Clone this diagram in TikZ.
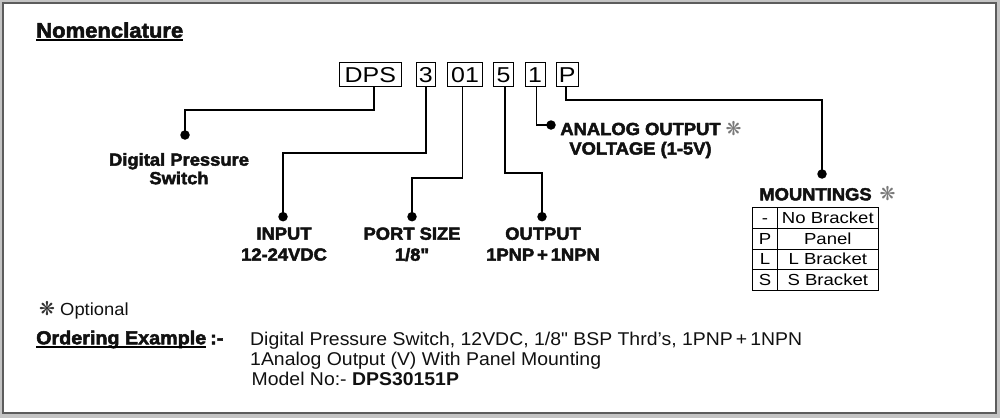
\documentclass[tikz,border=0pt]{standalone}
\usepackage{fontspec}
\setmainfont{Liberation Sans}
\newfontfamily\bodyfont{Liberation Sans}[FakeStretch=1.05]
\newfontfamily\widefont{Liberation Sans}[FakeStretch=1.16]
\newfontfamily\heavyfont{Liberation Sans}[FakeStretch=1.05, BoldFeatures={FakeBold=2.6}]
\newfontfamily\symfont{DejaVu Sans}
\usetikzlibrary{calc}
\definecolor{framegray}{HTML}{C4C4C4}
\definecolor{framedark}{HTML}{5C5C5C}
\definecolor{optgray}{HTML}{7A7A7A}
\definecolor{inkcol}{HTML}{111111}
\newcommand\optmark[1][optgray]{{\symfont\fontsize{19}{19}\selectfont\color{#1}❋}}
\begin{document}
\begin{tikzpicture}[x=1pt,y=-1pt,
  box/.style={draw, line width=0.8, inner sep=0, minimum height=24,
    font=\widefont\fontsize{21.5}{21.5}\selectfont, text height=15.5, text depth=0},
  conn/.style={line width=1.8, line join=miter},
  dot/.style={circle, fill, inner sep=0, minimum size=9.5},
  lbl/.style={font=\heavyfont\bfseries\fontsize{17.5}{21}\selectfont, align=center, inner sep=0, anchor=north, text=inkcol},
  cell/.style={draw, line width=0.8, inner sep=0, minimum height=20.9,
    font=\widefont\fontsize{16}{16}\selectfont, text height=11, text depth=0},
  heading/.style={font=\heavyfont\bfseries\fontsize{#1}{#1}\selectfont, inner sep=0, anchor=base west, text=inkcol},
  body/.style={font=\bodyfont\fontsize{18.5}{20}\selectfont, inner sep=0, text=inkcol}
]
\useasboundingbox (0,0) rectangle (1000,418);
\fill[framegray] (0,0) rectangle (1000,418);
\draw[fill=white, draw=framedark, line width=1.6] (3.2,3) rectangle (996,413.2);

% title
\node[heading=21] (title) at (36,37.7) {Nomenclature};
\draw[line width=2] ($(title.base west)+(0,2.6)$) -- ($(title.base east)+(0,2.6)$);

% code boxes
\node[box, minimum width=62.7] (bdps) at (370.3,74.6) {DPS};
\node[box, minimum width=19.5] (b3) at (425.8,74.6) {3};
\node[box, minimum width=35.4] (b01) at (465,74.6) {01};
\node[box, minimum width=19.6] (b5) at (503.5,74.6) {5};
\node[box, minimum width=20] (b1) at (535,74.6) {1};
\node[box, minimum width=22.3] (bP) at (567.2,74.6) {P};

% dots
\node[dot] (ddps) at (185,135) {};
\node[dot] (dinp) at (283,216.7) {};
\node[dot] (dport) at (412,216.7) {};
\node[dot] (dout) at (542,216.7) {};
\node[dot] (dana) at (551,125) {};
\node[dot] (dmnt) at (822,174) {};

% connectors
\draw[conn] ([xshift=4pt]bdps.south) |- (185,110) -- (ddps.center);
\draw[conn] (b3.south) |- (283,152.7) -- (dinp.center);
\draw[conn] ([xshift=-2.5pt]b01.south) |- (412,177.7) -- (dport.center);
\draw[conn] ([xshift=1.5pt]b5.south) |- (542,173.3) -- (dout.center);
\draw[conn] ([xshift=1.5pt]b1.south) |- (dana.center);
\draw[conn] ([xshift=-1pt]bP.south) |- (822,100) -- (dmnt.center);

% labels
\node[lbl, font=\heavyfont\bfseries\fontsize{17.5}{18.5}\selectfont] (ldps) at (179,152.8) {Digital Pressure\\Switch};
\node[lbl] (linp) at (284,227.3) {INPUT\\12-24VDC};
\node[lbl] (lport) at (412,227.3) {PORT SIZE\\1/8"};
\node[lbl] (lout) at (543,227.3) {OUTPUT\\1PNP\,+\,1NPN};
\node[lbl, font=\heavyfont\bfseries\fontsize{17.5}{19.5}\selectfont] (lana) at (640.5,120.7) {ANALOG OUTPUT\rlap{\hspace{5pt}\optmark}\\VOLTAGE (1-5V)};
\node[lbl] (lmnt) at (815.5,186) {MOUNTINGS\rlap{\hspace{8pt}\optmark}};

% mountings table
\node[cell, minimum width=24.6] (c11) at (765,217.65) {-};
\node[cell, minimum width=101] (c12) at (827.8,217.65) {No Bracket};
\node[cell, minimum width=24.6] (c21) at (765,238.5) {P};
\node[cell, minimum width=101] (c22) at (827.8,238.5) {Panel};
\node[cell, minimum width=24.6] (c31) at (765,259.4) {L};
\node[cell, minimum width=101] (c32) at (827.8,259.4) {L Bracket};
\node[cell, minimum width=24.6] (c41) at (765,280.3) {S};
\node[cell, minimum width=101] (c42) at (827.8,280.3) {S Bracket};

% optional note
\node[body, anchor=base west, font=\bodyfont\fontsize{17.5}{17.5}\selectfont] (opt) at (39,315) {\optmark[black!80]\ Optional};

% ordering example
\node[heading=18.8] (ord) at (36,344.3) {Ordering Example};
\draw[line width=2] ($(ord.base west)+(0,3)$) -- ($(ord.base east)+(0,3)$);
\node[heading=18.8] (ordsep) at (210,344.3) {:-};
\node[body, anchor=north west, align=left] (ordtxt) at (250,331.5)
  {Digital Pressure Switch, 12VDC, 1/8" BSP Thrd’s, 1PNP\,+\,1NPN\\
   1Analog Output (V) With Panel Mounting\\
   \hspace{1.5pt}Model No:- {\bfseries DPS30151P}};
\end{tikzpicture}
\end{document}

========================================

Written exercise:
Pictures in the data above should not be copied; transcribe everything else exactly.

Response:
Clone this diagram in TikZ.
\documentclass[tikz,border=0pt]{standalone}
\usepackage{fontspec}
\setmainfont{Liberation Sans}
\newfontfamily\bodyfont{Liberation Sans}[FakeStretch=1.05]
\newfontfamily\widefont{Liberation Sans}[FakeStretch=1.16]
\newfontfamily\heavyfont{Liberation Sans}[FakeStretch=1.05, BoldFeatures={FakeBold=2.6}]
\newfontfamily\symfont{DejaVu Sans}
\usetikzlibrary{calc}
\definecolor{framegray}{HTML}{C4C4C4}
\definecolor{framedark}{HTML}{5C5C5C}
\definecolor{optgray}{HTML}{7A7A7A}
\definecolor{inkcol}{HTML}{111111}
\newcommand\optmark[1][optgray]{{\symfont\fontsize{19}{19}\selectfont\color{#1}❋}}
\begin{document}
\begin{tikzpicture}[x=1pt,y=-1pt,
  box/.style={draw, line width=0.8, inner sep=0, minimum height=24,
    font=\widefont\fontsize{21.5}{21.5}\selectfont, text height=15.5, text depth=0},
  conn/.style={line width=1.8, line join=miter},
  dot/.style={circle, fill, inner sep=0, minimum size=9.5},
  lbl/.style={font=\heavyfont\bfseries\fontsize{17.5}{21}\selectfont, align=center, inner sep=0, anchor=north, text=inkcol},
  cell/.style={draw, line width=0.8, inner sep=0, minimum height=20.9,
    font=\widefont\fontsize{16}{16}\selectfont, text height=11, text depth=0},
  heading/.style={font=\heavyfont\bfseries\fontsize{#1}{#1}\selectfont, inner sep=0, anchor=base west, text=inkcol},
  body/.style={font=\bodyfont\fontsize{18.5}{20}\selectfont, inner sep=0, text=inkcol}
]
\useasboundingbox (0,0) rectangle (1000,418);
\fill[framegray] (0,0) rectangle (1000,418);
\draw[fill=white, draw=framedark, line width=1.6] (3.2,3) rectangle (996,413.2);

% title
\node[heading=21] (title) at (36,37.7) {Nomenclature};
\draw[line width=2] ($(title.base west)+(0,2.6)$) -- ($(title.base east)+(0,2.6)$);

% code boxes
\node[box, minimum width=62.7] (bdps) at (370.3,74.6) {DPS};
\node[box, minimum width=19.5] (b3) at (425.8,74.6) {3};
\node[box, minimum width=35.4] (b01) at (465,74.6) {01};
\node[box, minimum width=19.6] (b5) at (503.5,74.6) {5};
\node[box, minimum width=20] (b1) at (535,74.6) {1};
\node[box, minimum width=22.3] (bP) at (567.2,74.6) {P};

% dots
\node[dot] (ddps) at (185,135) {};
\node[dot] (dinp) at (283,216.7) {};
\node[dot] (dport) at (412,216.7) {};
\node[dot] (dout) at (542,216.7) {};
\node[dot] (dana) at (551,125) {};
\node[dot] (dmnt) at (822,174) {};

% connectors
\draw[conn] ([xshift=4pt]bdps.south) |- (185,110) -- (ddps.center);
\draw[conn] (b3.south) |- (283,152.7) -- (dinp.center);
\draw[conn] ([xshift=-2.5pt]b01.south) |- (412,177.7) -- (dport.center);
\draw[conn] ([xshift=1.5pt]b5.south) |- (542,173.3) -- (dout.center);
\draw[conn] ([xshift=1.5pt]b1.south) |- (dana.center);
\draw[conn] ([xshift=-1pt]bP.south) |- (822,100) -- (dmnt.center);

% labels
\node[lbl, font=\heavyfont\bfseries\fontsize{17.5}{18.5}\selectfont] (ldps) at (179,152.8) {Digital Pressure\\Switch};
\node[lbl] (linp) at (284,227.3) {INPUT\\12-24VDC};
\node[lbl] (lport) at (412,227.3) {PORT SIZE\\1/8"};
\node[lbl] (lout) at (543,227.3) {OUTPUT\\1PNP\,+\,1NPN};
\node[lbl, font=\heavyfont\bfseries\fontsize{17.5}{19.5}\selectfont] (lana) at (640.5,120.7) {ANALOG OUTPUT\rlap{\hspace{5pt}\optmark}\\VOLTAGE (1-5V)};
\node[lbl] (lmnt) at (815.5,186) {MOUNTINGS\rlap{\hspace{8pt}\optmark}};

% mountings table
\node[cell, minimum width=24.6] (c11) at (765,217.65) {-};
\node[cell, minimum width=101] (c12) at (827.8,217.65) {No Bracket};
\node[cell, minimum width=24.6] (c21) at (765,238.5) {P};
\node[cell, minimum width=101] (c22) at (827.8,238.5) {Panel};
\node[cell, minimum width=24.6] (c31) at (765,259.4) {L};
\node[cell, minimum width=101] (c32) at (827.8,259.4) {L Bracket};
\node[cell, minimum width=24.6] (c41) at (765,280.3) {S};
\node[cell, minimum width=101] (c42) at (827.8,280.3) {S Bracket};

% optional note
\node[body, anchor=base west, font=\bodyfont\fontsize{17.5}{17.5}\selectfont] (opt) at (39,315) {\optmark[black!80]\ Optional};

% ordering example
\node[heading=18.8] (ord) at (36,344.3) {Ordering Example};
\draw[line width=2] ($(ord.base west)+(0,3)$) -- ($(ord.base east)+(0,3)$);
\node[heading=18.8] (ordsep) at (210,344.3) {:-};
\node[body, anchor=north west, align=left] (ordtxt) at (250,331.5)
  {Digital Pressure Switch, 12VDC, 1/8" BSP Thrd’s, 1PNP\,+\,1NPN\\
   1Analog Output (V) With Panel Mounting\\
   \hspace{1.5pt}Model No:- {\bfseries DPS30151P}};
\end{tikzpicture}
\end{document}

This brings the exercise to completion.